I only added this photo because he was an unusually tall Thai, and I thought had made a good career choice.
These lime shrubs are three years old and this year is their first big crop. What would this lot be worth in the western world?
Tips & Tricks: If you see one of these in the local markets it’s worth buying.
It’s a lime squeezer and really efficient. Cut the lime in half, put face down in the part with holes and squeeze. This one is made from hardwood and cost 70 baht (?) about $3.00. Gaun has fresh mint growing in the garden so Mojito cocktails are on the menu if you wanted to pop in. Forget expensive imported rum. Use Thai SangSom rum – I think it is better and at $12.00 a bottle that third cocktail won’t strain the retirement budget.
And to finish off a couple of photos of the “old” garden, with has been sort of forgotten with all the attention and money being given to the new one.
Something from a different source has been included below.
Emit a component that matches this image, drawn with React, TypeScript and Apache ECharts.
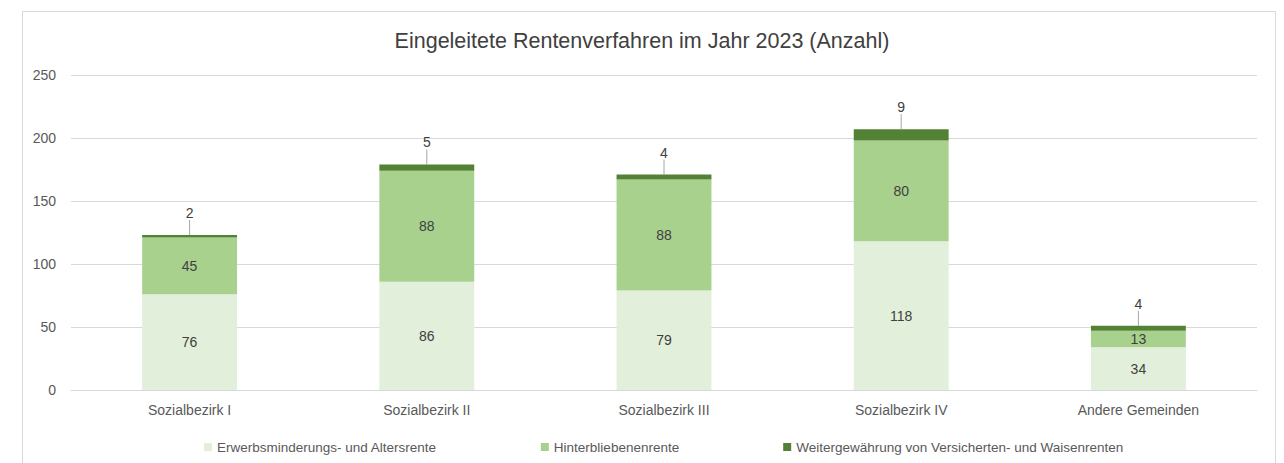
import React, { useEffect, useRef } from "react";
import * as echarts from "echarts";

const categories = ["Sozialbezirk I", "Sozialbezirk II", "Sozialbezirk III", "Sozialbezirk IV", "Andere Gemeinden"];
const seriesNames = [
  "Erwerbsminderungs- und Altersrente",
  "Hinterbliebenenrente",
  "Weitergewährung von Versicherten- und Waisenrenten",
];
const erwerbsValues = [76, 86, 79, 118, 34];
const hinterValues = [45, 88, 88, 80, 13];
const weiterValues = [2, 5, 4, 9, 4];
const colors = ["#e2efda", "#a9d18e", "#548235"];
const titleText = "Eingeleitete Rentenverfahren im Jahr 2023 (Anzahl)";

const FONT = "'Liberation Sans', Arial, sans-serif";

export default function App() {
  const ref = useRef<HTMLDivElement>(null);
  useEffect(() => {
    if (!ref.current) return;
    const chart = echarts.init(ref.current, undefined, { renderer: "svg" });
    const innerLabel = {
      show: true,
      position: "inside",
      color: "#404040",
      fontSize: 14,
      fontFamily: FONT,
    };
    chart.setOption({
      animation: false,
      backgroundColor: "#ffffff",
      textStyle: { fontFamily: FONT },
      title: {
        text: titleText,
        left: "center",
        top: 25,
        textStyle: { color: "#404040", fontSize: 21.5, fontWeight: "normal", fontFamily: FONT },
      },
      graphic: [
        {
          type: "rect",
          shape: { x: 22.5, y: 11.5, width: 1253, height: 480 },
          style: { fill: "none", stroke: "#d9d9d9", lineWidth: 1 },
          silent: true,
        },
      ],
      legend: {
        bottom: 4,
        left: 199,
        itemWidth: 8,
        itemHeight: 8,
        itemGap: 104,
        icon: "rect",
        textStyle: { color: "#595959", fontSize: 13.5, fontFamily: FONT },
        data: seriesNames,
      },
      grid: { left: 71, right: 27, top: 75, bottom: 73, containLabel: false },
      xAxis: {
        type: "category",
        data: categories,
        axisLine: { lineStyle: { color: "#d9d9d9" } },
        axisTick: { show: false },
        axisLabel: { color: "#595959", fontSize: 14, margin: 13, fontFamily: FONT },
      },
      yAxis: {
        type: "value",
        min: 0,
        max: 250,
        interval: 50,
        axisLine: { show: false },
        axisTick: { show: false },
        splitLine: { lineStyle: { color: "#d9d9d9" } },
        axisLabel: { color: "#595959", fontSize: 14, margin: 15, fontFamily: FONT },
      },
      series: [
        {
          name: seriesNames[0],
          type: "bar",
          stack: "total",
          barWidth: "40%",
          data: erwerbsValues,
          itemStyle: { color: colors[0] },
          label: innerLabel,
        },
        {
          name: seriesNames[1],
          type: "bar",
          stack: "total",
          data: hinterValues,
          itemStyle: { color: colors[1] },
          label: innerLabel,
        },
        {
          name: seriesNames[2],
          type: "bar",
          stack: "total",
          data: weiterValues,
          itemStyle: { color: colors[2] },
          label: {
            show: true,
            position: "top",
            distance: 5,
            color: "#404040",
            fontSize: 14,
            fontFamily: FONT,
          },
          labelLayout: { dy: -10 },
          labelLine: { show: true, lineStyle: { color: "#a6a6a6", width: 1 } },
        },
      ],
    });
    return () => chart.dispose();
  }, []);
  return (
    <div
      ref={ref}
      style={{ position: "absolute", left: 0, top: 0, width: 1284, height: 463 }}
    />
  );
}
Gaun keeps it immaculate even though we don’t spend much time there. It like everything else has become established in record time.
What we started with just before we moved in late March 2015. I hasten to say that this photo is more for show than go. Gaun did the vast majority of work on this as well as the new garden.
And the same area now.
A much more “farang” sort of garden. Lush but not essentially tropical. I love the contrast between the two gardens. That sala (hut) is where I was delivering soil to in the first photo. The two mango trees have grown somewhat!
Gaun went with extensive hedging in the old garden. They give a more formal feel to it. The house is disappearing behind greenery.
The main entrance to the house over a koi pond.
Another view of the Dok Khun area in the old garden.
The carport with pebblecrete.
In contrast this photo was taken in August 2015.
And more recently. I forget how much things have changed until I do a before and after. A nice entrance to the house.
August 2015 again, just as we started to upgrade the entrance and add a storeroom and extra bathroom area.
And now a bit under three years later!
The undercover dining area. This faces the setting sun and those hedging plants have now grown to roof level and now stop the hot evening sun from coming into this area.